[Plotting code records]
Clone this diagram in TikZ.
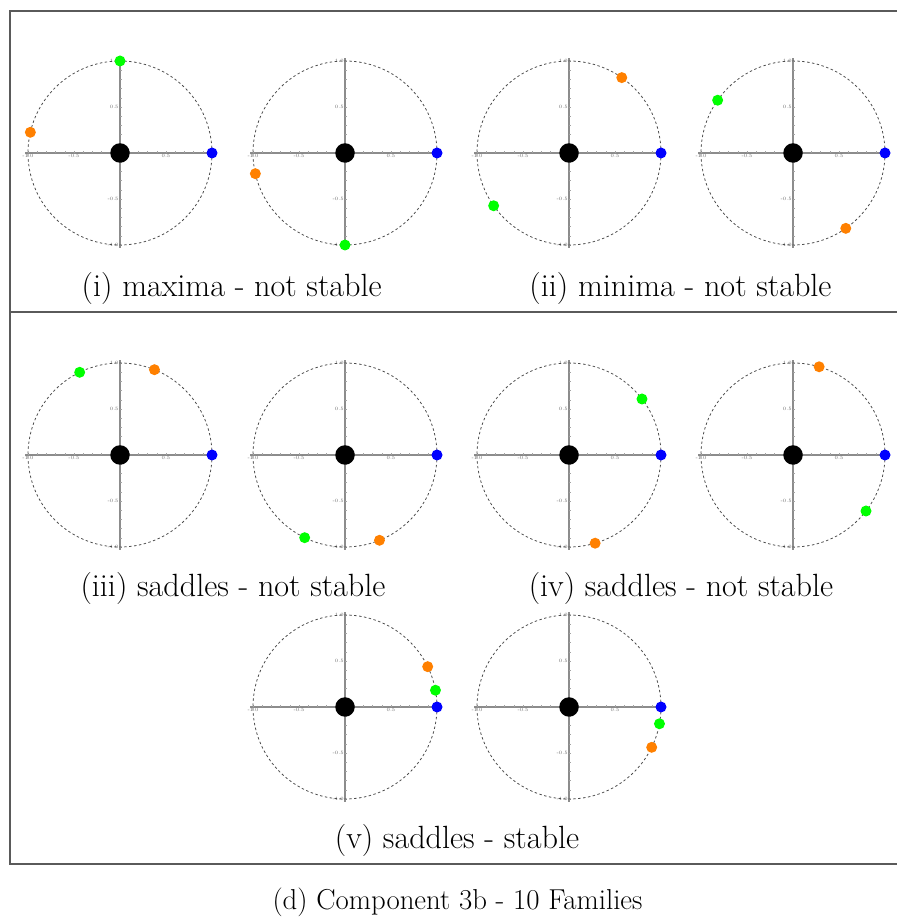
\documentclass[tikz,border=0pt]{standalone}
\usepackage{xcolor}
\usepackage{tikz}
\usetikzlibrary{arrows.meta, positioning, calc}
\definecolor{verde}{HTML}{00FF00}
\definecolor{naranja}{HTML}{FF8000}
\definecolor{azul}{HTML}{0000FF}
\definecolor{ejegris}{HTML}{8C8C8C}
\definecolor{marcogris}{HTML}{5A5A5A}
\tikzset{
  marco/.style={draw=marcogris, line width=0.7pt},
  eje/.style={draw=ejegris, line width=0.75pt},
  marca/.style={draw=ejegris!80, line width=0.3pt},
  orbita/.style={draw=black!70, line width=0.45pt, dash pattern=on 1.4pt off 1.4pt},
  masa/.style={circle, fill=black, inner sep=0pt, minimum size=0.39cm},
  cuerpo/.style={circle, inner sep=0pt, minimum size=0.22cm},
  rotulo/.style={font=\fontsize{2.8}{3}\selectfont, text=black!60, inner sep=0.6pt},
  leyenda/.style={font=\fontsize{18.3}{22}\selectfont, anchor=base, inner sep=0pt},
  titulo/.style={font=\fontsize{16.4}{19}\selectfont, anchor=base, inner sep=0pt},
}

\begin{document}
\begin{tikzpicture}[x=0.02cm, y=0.02cm]
  \useasboundingbox (0,0) rectangle (896,918);
  % marco de la figura
  \draw[marco] (10,907) rectangle (910,54);
  \draw[marco] (10,606) -- (910,606);
  % ejes y orbitas
  \foreach \n/\x/\y in {1/120/765, 2/345/765, 3/569/765, 4/793/765,
                        5/120/463, 6/345/463, 7/569/463, 8/793/463,
                        9/345/211, 10/569/211} {
    \coordinate (c\n) at (\x,\y);
    \draw[eje] ($(c\n)+(-95,0)$) -- ($(c\n)+(95,0)$);
    \draw[eje] ($(c\n)+(0,-95)$) -- ($(c\n)+(0,95)$);
    \foreach \t in {-10,...,10} {
      \draw[marca] ($(c\n)+(\t*9.2,0)$) -- ++(0,1.6);
      \draw[marca] ($(c\n)+(0,\t*9.2)$) -- ++(1.6,0);
    }
    \foreach \v/\s in {-1.0/-92, -0.5/-46, 0.5/46, 1.0/92} {
      \node[rotulo, below] (tx\n\s) at ($(c\n)+(\s,0)$) {\v};
      \node[rotulo, left] (ty\n\s) at ($(c\n)+(0,\s)$) {\v};
    }
    \draw[orbita] (c\n) circle (92);
    \node[masa] (m\n) at (c\n) {};
  }
  % cuerpos
  \foreach \n/\av/\an in {1/90/167, 2/270/193, 3/215/55, 4/145/305,
                          5/116/68, 6/244/292, 7/37.5/-73.5, 8/-37.5/73.5,
                          9/10.5/26, 10/-10.5/-26} {
    \node[cuerpo, fill=azul] (az\n) at ($(c\n)+(0:92)$) {};
    \node[cuerpo, fill=verde] (ve\n) at ($(c\n)+(\av:92)$) {};
    \node[cuerpo, fill=naranja] (na\n) at ($(c\n)+(\an:92)$) {};
  }
  % leyendas
  \node[leyenda] (l1) at (231.7,621) {(i) maxima - not stable};
  \node[leyenda] (l2) at (680.5,621) {(ii) minima - not stable};
  \node[leyenda] (l3) at (233,321) {(iii) saddles - not stable};
  \node[leyenda] (l4) at (681,321) {(iv) saddles - not stable};
  \node[leyenda] (l5) at (457,69) {(v) saddles - stable};
  \node[titulo] (tit) at (457.5,9) {(d) Component 3b - 10 Families};
\end{tikzpicture}
\end{document}
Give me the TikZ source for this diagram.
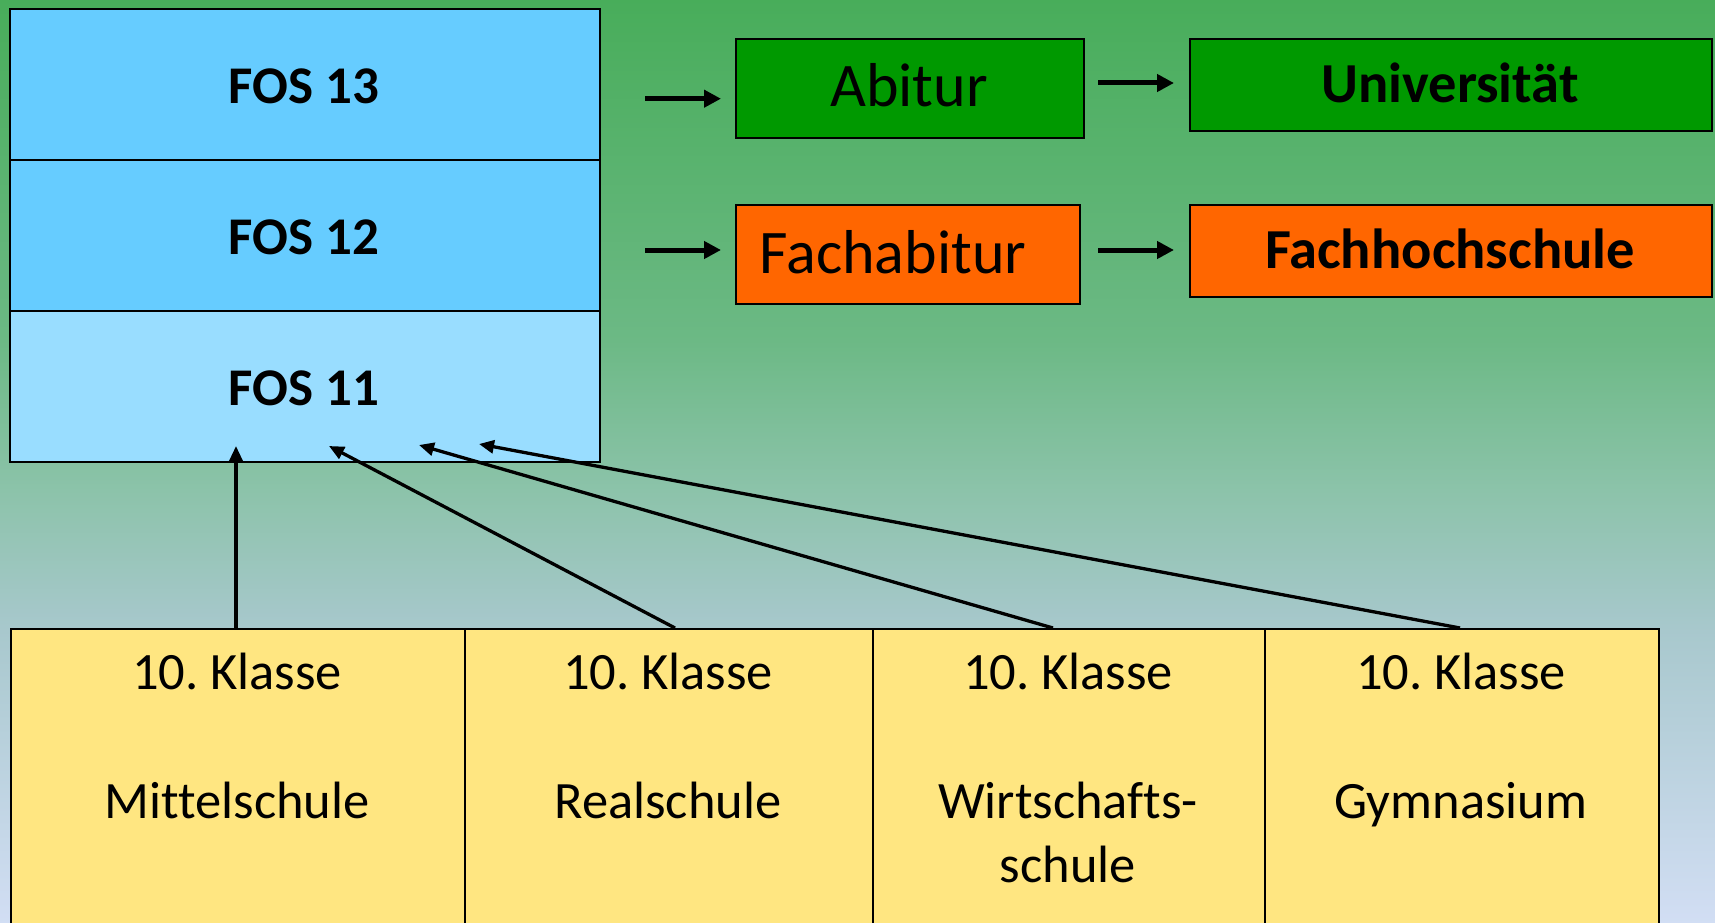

» STATED GOAL
Copy the material above exactly and drop the pictures.

» EXERCISE RESULT
Clone this diagram in TikZ.
\documentclass[tikz,border=0pt]{standalone}
\usepackage{xcolor}
\usepackage{tikz}
\usetikzlibrary{arrows.meta, positioning, calc}
\definecolor{verde}{HTML}{00FF00}
\definecolor{naranja}{HTML}{FF8000}
\definecolor{azul}{HTML}{0000FF}
\definecolor{ejegris}{HTML}{8C8C8C}
\definecolor{marcogris}{HTML}{5A5A5A}
\tikzset{
  marco/.style={draw=marcogris, line width=0.7pt},
  eje/.style={draw=ejegris, line width=0.75pt},
  marca/.style={draw=ejegris!80, line width=0.3pt},
  orbita/.style={draw=black!70, line width=0.45pt, dash pattern=on 1.4pt off 1.4pt},
  masa/.style={circle, fill=black, inner sep=0pt, minimum size=0.39cm},
  cuerpo/.style={circle, inner sep=0pt, minimum size=0.22cm},
  rotulo/.style={font=\fontsize{2.8}{3}\selectfont, text=black!60, inner sep=0.6pt},
  leyenda/.style={font=\fontsize{18.3}{22}\selectfont, anchor=base, inner sep=0pt},
  titulo/.style={font=\fontsize{16.4}{19}\selectfont, anchor=base, inner sep=0pt},
}

\begin{document}
\begin{tikzpicture}[x=0.02cm, y=0.02cm]
  \useasboundingbox (0,0) rectangle (896,918);
  % marco de la figura
  \draw[marco] (10,907) rectangle (910,54);
  \draw[marco] (10,606) -- (910,606);
  % ejes y orbitas
  \foreach \n/\x/\y in {1/120/765, 2/345/765, 3/569/765, 4/793/765,
                        5/120/463, 6/345/463, 7/569/463, 8/793/463,
                        9/345/211, 10/569/211} {
    \coordinate (c\n) at (\x,\y);
    \draw[eje] ($(c\n)+(-95,0)$) -- ($(c\n)+(95,0)$);
    \draw[eje] ($(c\n)+(0,-95)$) -- ($(c\n)+(0,95)$);
    \foreach \t in {-10,...,10} {
      \draw[marca] ($(c\n)+(\t*9.2,0)$) -- ++(0,1.6);
      \draw[marca] ($(c\n)+(0,\t*9.2)$) -- ++(1.6,0);
    }
    \foreach \v/\s in {-1.0/-92, -0.5/-46, 0.5/46, 1.0/92} {
      \node[rotulo, below] (tx\n\s) at ($(c\n)+(\s,0)$) {\v};
      \node[rotulo, left] (ty\n\s) at ($(c\n)+(0,\s)$) {\v};
    }
    \draw[orbita] (c\n) circle (92);
    \node[masa] (m\n) at (c\n) {};
  }
  % cuerpos
  \foreach \n/\av/\an in {1/90/167, 2/270/193, 3/215/55, 4/145/305,
                          5/116/68, 6/244/292, 7/37.5/-73.5, 8/-37.5/73.5,
                          9/10.5/26, 10/-10.5/-26} {
    \node[cuerpo, fill=azul] (az\n) at ($(c\n)+(0:92)$) {};
    \node[cuerpo, fill=verde] (ve\n) at ($(c\n)+(\av:92)$) {};
    \node[cuerpo, fill=naranja] (na\n) at ($(c\n)+(\an:92)$) {};
  }
  % leyendas
  \node[leyenda] (l1) at (231.7,621) {(i) maxima - not stable};
  \node[leyenda] (l2) at (680.5,621) {(ii) minima - not stable};
  \node[leyenda] (l3) at (233,321) {(iii) saddles - not stable};
  \node[leyenda] (l4) at (681,321) {(iv) saddles - not stable};
  \node[leyenda] (l5) at (457,69) {(v) saddles - stable};
  \node[titulo] (tit) at (457.5,9) {(d) Component 3b - 10 Families};
\end{tikzpicture}
\end{document}
Give me the TikZ source for this diagram.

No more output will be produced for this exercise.